Your goal — Extract each line containing the string "with".

Records for the exercise —

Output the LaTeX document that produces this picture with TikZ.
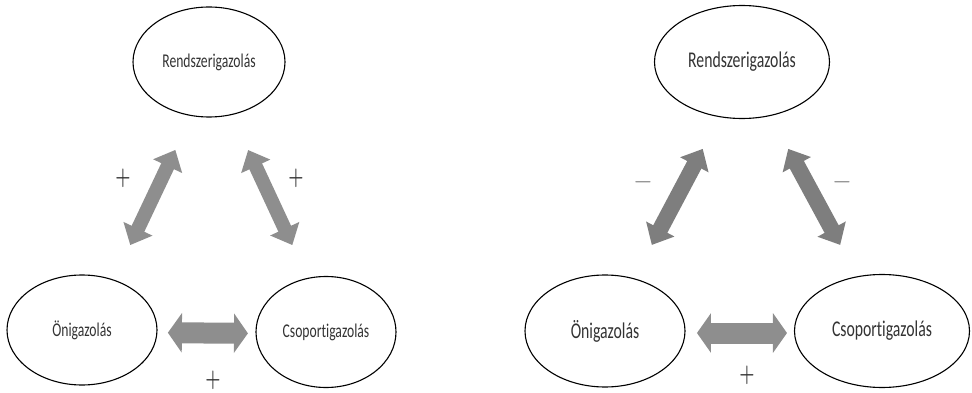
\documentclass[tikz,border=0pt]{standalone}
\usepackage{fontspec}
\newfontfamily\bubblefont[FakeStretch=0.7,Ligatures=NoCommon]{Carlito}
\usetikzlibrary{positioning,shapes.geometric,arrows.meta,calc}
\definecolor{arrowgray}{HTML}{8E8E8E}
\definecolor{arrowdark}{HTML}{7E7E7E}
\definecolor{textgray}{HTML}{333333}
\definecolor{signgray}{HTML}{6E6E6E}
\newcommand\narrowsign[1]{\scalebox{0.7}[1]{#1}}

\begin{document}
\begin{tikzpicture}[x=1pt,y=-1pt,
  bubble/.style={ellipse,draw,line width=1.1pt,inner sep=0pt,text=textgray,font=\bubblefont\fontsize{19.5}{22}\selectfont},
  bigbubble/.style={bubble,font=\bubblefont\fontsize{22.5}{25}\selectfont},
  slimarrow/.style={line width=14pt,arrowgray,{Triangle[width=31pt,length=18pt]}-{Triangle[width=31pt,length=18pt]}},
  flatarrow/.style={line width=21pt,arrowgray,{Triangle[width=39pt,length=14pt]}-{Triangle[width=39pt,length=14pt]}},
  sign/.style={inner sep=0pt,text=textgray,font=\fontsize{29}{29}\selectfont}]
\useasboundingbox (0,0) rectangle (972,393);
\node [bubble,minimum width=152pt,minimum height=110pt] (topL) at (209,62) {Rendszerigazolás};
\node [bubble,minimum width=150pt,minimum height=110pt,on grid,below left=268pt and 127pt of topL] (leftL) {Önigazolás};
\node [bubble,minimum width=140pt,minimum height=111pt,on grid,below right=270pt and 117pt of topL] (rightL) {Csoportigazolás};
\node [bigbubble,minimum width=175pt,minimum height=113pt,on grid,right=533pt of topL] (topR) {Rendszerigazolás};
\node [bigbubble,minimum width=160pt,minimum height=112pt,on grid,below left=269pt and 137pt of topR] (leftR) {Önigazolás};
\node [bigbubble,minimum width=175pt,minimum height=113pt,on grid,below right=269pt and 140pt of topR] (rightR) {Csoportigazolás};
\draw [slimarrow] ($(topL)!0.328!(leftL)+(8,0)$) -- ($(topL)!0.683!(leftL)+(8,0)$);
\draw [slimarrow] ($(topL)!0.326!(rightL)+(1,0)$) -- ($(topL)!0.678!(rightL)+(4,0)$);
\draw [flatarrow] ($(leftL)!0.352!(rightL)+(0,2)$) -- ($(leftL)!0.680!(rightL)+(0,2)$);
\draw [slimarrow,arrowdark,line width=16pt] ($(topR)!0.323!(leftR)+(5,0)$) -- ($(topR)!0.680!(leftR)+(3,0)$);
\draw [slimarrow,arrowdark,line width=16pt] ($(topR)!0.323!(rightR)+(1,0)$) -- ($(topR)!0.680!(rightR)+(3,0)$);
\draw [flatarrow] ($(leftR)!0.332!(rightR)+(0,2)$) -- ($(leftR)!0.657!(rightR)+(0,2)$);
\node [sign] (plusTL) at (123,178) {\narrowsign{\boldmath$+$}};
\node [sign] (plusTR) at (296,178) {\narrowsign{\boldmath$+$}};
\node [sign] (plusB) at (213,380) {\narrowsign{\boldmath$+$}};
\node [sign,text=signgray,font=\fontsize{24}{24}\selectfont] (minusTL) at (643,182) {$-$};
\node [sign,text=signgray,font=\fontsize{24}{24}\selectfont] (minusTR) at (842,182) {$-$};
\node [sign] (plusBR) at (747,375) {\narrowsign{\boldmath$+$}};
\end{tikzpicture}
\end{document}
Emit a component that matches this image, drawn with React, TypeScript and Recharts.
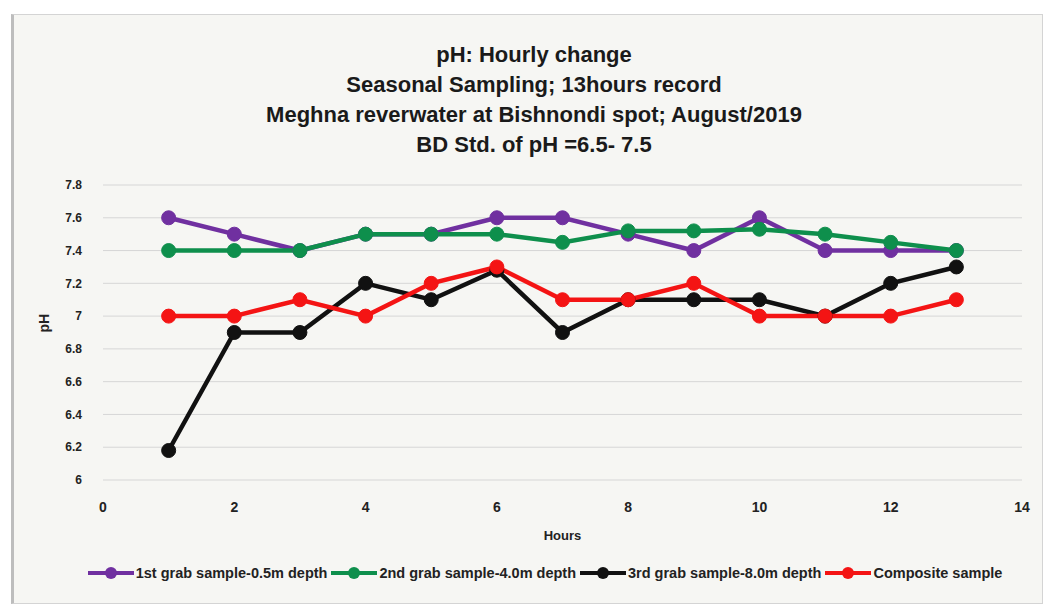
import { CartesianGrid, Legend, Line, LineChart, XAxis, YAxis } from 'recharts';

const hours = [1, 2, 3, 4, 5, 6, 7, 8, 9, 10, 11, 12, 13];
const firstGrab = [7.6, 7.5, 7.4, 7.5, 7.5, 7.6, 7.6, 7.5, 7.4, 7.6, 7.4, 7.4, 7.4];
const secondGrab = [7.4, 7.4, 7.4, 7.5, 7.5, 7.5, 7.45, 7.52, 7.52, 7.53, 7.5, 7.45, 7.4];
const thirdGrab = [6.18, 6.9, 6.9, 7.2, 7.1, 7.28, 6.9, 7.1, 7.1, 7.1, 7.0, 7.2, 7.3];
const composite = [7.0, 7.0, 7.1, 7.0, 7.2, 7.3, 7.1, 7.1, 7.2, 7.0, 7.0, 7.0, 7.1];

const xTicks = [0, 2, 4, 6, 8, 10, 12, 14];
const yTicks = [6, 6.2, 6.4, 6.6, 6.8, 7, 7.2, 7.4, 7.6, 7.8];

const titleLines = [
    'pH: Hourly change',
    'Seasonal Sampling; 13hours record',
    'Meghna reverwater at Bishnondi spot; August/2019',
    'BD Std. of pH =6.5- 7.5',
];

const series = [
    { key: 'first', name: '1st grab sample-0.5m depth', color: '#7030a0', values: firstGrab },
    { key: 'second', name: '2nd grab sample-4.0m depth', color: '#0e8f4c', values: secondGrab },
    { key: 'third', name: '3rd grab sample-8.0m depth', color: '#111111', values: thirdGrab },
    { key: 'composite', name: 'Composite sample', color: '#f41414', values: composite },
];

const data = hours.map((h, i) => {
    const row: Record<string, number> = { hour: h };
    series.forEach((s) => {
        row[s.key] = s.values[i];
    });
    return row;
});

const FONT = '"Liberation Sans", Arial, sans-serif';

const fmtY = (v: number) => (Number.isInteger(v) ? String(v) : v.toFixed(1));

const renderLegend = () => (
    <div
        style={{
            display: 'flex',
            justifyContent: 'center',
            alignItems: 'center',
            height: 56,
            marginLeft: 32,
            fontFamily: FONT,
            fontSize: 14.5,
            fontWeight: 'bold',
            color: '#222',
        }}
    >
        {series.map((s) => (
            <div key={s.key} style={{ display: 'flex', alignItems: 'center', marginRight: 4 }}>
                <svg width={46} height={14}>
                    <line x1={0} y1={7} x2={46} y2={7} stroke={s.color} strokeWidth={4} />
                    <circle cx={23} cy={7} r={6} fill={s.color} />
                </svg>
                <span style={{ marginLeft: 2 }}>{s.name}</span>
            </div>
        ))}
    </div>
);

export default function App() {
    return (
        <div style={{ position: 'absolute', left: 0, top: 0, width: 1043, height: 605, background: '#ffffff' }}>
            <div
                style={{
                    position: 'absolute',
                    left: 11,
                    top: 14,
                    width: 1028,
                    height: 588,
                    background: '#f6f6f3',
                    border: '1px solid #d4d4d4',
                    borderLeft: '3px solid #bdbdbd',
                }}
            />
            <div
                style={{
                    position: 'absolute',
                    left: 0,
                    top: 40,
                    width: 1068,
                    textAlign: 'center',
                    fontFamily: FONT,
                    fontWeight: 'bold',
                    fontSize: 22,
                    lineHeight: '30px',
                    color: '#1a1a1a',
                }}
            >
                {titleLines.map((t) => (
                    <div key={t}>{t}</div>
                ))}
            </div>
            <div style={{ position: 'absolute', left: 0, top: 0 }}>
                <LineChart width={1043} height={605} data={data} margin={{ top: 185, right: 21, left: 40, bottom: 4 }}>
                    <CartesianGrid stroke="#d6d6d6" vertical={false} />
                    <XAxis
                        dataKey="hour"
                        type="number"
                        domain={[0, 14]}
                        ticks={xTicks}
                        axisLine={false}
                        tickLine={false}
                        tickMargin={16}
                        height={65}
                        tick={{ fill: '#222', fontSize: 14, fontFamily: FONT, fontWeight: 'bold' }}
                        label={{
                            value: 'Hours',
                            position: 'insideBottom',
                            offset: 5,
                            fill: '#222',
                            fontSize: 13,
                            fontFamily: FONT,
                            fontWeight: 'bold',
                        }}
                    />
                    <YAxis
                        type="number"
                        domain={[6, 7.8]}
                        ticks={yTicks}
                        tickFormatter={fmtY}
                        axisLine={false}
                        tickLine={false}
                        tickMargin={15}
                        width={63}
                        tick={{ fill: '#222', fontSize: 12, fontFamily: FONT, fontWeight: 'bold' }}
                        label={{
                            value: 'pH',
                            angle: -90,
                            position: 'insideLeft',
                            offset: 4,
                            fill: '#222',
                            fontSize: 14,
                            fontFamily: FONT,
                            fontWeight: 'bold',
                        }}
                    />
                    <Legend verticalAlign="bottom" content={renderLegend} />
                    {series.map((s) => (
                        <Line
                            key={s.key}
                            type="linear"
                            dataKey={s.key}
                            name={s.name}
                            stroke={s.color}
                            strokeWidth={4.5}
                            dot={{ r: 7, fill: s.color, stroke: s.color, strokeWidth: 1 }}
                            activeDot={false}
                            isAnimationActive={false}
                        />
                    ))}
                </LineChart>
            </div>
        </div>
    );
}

Correct response —
Output the LaTeX document that produces this picture with TikZ.
Emit a component that matches this image, drawn with React, TypeScript and Recharts.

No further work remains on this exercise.